Como fintechs clandestinas lavavam dinheiro do crime organizado em SP
Fintechs ofereciam contas blindadas contra ordens de bloqueio, penhora e rastreamento, usadas por facções criminosas e empresas com dívidas
atualizado
Compartilhar notícia
São Paulo — A Receita Federal, a Polícia Federal e o Ministério Público Federal deflagraram, nesta quarta-feira (28/8), uma operação que investiga uma organização criminosa suspeita de lavar dinheiro para o crime organizado e para empresas com dívidas, por meio de fintechs. Segundo a investigação, o grupo movimentou R$ 7,5 bilhões.
A organização oferecia abertamente, pela internet, contas clandestinas em dois bancos digitais, que permitiam transações financeiras dentro do sistema bancário oficial, de forma oculta, as quais foram utilizadas por facções criminosas, empresas com dívidas trabalhistas, tributárias e outros fins ilícitos.
As contas dessas duas fintechs não tinham autorização do Banco Central do Brasil, mas estavam hospedadas em bancos regulares e autorizados. Elas eram anunciadas como contas garantidas, porque eram “invisíveis” ao sistema financeiro e blindadas contra ordens de bloqueio, penhora e rastreamento.
Segundo a Receita, as fintechs mantêm uma conta corrente denominada “conta bolsão” junto a um banco comercial, na qual são realizadas milhares de transações com dinheiro de terceiros. A conta bolsão garante a invisibilidade do cliente da fintech, porque é “impossível rastrear, de forma satisfatória, a origem e o destino do dinheiro”.

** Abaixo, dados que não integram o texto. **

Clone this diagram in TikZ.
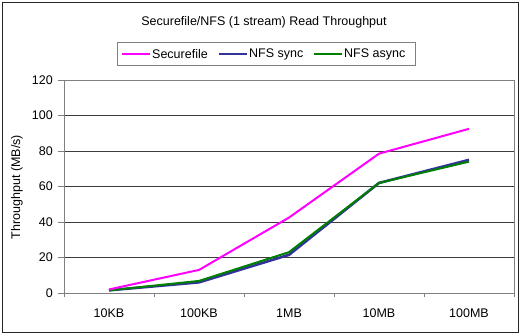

Além das contas bolsões, a organização usou, como meio de pagamento, máquinas de cartão de crédito em nome de empresas de fachada, não relacionadas aos verdadeiros usuários, para viabilizar a lavagem de dinheiro e o pagamento de atos ilícitos de forma oculta.
Como funcionava o esquema
A Receita desenhou um fluxograma de como funcionava o esquema. Uma pessoa física tem uma conta de pagamento garantida aberta com a fintech e comanda suas operações por meio de um aplicativo digital.
A fintech, por sua vez, tem uma conta corrente, do tipo bolsão, em seu próprio nome, em um banco comercial. No exemplo da imagem, a pessoa física faz uma transferência de R$ 150 mil, por meio de aplicativo, para outra pessoa física.
Como a pessoa que fez a transferência não tem vínculo com o banco comercial, seu nome não aparecerá no extrato, mas, sim, o da fintech, titular da conta. No esquema, a pessoa é invisível a um bloqueio judicial e pode manter seu patrimônio livre de restrições.
Operação
São cumpridos 10 mandados de prisão preventiva, sete de prisão temporária e 60 de busca e apreensão nas cidades de São Paulo, São Caetano do Sul, Osasco, Barueri, Santana de Parnaíba, Embu-Guaçu, Jundiaí, Valinhos, Paulínia, Campinas, Americana Sorocaba, Votorantim, Ilhabela e Belo Horizonte (MG).
Além das prisões e buscas, foram determinadas judicialmente a suspensão das atividades de 194 empresas usadas pela organização criminosa para dissimular as transações, a suspensão da inscrição de dois advogados na OAB (um em Campinas e um em Sorocaba), a suspensão do registro de contabilidade de quatro contadores (dois em Campinas, um em São Paulo e um em Osasco), além do bloqueio de R$ 850 milhões em contas associadas à organização criminosa.
Entre as buscas, estão as sedes dos bancos que hospedam as fintechs ilegais e que não notificaram o Conselho de Controle de Atividades Financeiras (Coaf) quanto às transações suspeitas, bem como de instituições administradoras de cartões de crédito.